Worse, in the case of Lebanon, our decision makers faced the fact that some 14,000 missiles were pointed at our cities, from Tel Aviv to the northern border, poised to strike if we dared to change the rules and defend ourselves.
Israel pretended that the rules had changed when we pulled out of Lebanon in 2000, and that we now had the right to hold Lebanon, Syria, and Iran responsible for any Hizbullah attack; but in practice it seemed that we were the ones who were deterred, by Hizbullah's arsenal, from "escalating" the situation.
When the cabinet decided, in the wake of a Hizbullah attack into Israel that killed four soldiers and captured two more, to attempt to destroy Hizbullah and hold the Lebanese government accountable, it knew that that fearsome array of missiles would be let loose. Yet it decided to go ahead, hoping that the people of Israel, including those whose lives would be endangered, turned upside down, and even lost in the ensuing missile attacks, would understand the necessity for drastic and definitive action.
They were right. Polls show that the vast majority of Israelis support the government's decision. In fact, they indicate slightly higher support for the operation, and for not ending it prematurely, in precisely the areas that are being bombarded.
If there is a question, it is whether it is a mistake to hold Syria, which has heavily supplied Hizbullah and is greatly responsible for the refusal of the Lebanese government to disarm this group, largely immune. As historian Michael Oren writes in The New Republic: "If the Six Day War presents a paradigm of an unwanted war that might have been averted with an early, well-placed strike at Syria, then Israel's current strategy in Lebanon deserves to be rethought. If Syria escapes unscathed and Iran undeterred, Israel will remain insecure."
The thinking on the focus on Lebanon seems to be that the heavy price Lebanon is paying will give it a strong incentive to prevent Hizbullah from rebuilding and returning the status quo ante. But with Syria and Iran untouched, this is indeed a risky proposition.

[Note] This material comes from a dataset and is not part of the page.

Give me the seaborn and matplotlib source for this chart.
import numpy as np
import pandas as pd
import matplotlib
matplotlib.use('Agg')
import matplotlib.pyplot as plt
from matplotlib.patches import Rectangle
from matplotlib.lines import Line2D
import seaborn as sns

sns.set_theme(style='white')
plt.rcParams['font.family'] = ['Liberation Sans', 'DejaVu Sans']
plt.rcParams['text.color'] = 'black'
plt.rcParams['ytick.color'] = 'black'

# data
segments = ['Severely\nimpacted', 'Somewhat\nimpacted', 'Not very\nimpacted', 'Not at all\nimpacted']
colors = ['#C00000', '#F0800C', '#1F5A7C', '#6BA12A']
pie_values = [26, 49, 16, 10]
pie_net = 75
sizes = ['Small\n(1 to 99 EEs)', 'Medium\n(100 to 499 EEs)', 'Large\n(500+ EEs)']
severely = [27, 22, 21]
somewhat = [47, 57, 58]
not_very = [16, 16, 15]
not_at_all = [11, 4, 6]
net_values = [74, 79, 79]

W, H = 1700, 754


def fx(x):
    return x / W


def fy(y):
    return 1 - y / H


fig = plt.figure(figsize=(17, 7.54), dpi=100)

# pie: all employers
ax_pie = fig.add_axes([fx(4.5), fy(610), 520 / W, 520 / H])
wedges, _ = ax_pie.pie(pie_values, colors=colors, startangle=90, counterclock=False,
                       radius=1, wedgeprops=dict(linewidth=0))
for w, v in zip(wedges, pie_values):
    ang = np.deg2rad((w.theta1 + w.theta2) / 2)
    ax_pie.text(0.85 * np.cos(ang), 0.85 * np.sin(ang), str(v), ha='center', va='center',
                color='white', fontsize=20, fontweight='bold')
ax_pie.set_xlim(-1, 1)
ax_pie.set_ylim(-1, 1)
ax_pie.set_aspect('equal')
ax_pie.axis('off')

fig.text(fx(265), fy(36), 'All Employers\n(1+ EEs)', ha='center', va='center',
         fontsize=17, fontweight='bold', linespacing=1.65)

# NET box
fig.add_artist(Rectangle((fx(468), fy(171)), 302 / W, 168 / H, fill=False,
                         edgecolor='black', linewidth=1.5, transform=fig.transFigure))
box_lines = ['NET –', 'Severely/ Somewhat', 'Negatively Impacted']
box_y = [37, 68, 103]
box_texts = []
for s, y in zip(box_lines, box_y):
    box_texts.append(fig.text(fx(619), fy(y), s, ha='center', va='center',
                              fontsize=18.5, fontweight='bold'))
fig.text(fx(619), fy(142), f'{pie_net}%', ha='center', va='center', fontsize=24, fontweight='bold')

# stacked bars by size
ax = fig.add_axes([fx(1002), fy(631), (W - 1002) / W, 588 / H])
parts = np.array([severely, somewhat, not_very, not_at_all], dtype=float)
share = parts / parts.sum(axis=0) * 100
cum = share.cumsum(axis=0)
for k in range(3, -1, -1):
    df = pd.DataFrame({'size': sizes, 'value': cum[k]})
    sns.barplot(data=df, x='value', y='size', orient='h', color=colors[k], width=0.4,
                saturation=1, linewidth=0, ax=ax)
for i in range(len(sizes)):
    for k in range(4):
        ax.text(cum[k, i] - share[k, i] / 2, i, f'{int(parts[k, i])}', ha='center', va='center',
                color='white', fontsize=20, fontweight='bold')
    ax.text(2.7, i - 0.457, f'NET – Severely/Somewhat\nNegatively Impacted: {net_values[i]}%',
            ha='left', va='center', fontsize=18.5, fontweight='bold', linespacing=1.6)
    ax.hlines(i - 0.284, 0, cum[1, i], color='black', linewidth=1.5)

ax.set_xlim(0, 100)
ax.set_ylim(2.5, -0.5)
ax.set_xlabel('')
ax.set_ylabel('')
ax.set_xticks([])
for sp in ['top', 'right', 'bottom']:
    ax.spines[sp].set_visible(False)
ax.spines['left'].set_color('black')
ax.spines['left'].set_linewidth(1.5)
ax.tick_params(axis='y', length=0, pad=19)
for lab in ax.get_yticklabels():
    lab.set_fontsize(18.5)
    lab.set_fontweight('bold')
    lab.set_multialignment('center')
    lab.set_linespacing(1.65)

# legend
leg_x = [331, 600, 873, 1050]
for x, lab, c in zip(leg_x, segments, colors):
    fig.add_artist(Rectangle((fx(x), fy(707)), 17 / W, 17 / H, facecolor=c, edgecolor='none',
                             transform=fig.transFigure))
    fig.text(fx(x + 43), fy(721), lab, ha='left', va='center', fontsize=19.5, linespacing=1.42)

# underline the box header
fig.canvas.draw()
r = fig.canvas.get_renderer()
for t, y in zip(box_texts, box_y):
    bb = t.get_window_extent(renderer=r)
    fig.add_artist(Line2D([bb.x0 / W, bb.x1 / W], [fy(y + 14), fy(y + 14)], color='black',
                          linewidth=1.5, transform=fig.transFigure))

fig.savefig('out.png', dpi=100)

We happen to be at a moment, however, when the West is itself gearing up to confront Iran - which may well explain why Hizbullah-Iran decided to attack Israel in the first place.
The near-miraculous turnabout in June 1967, when Israel went from being on the brink of destruction to total victory over multiple Arab armies, inspired Jews the world over - particularly Soviet Jews, who discovered their dormant identity and viewed Israel's victory as a blow to their oppressors.
Our refusal to be cowed by Hizbullah's missiles, and our attempt to destroy Iran's external terrorist arm, should inspire the international community to similar acts of courage.
In recent years, Israeli courage and decisiveness has, paradoxically, mainly been channelled into territorial withdrawal. Now we are displaying a more classic type of fearlessness, which, together with the newfangled version, is showing signs of greatly improving our military and diplomatic position.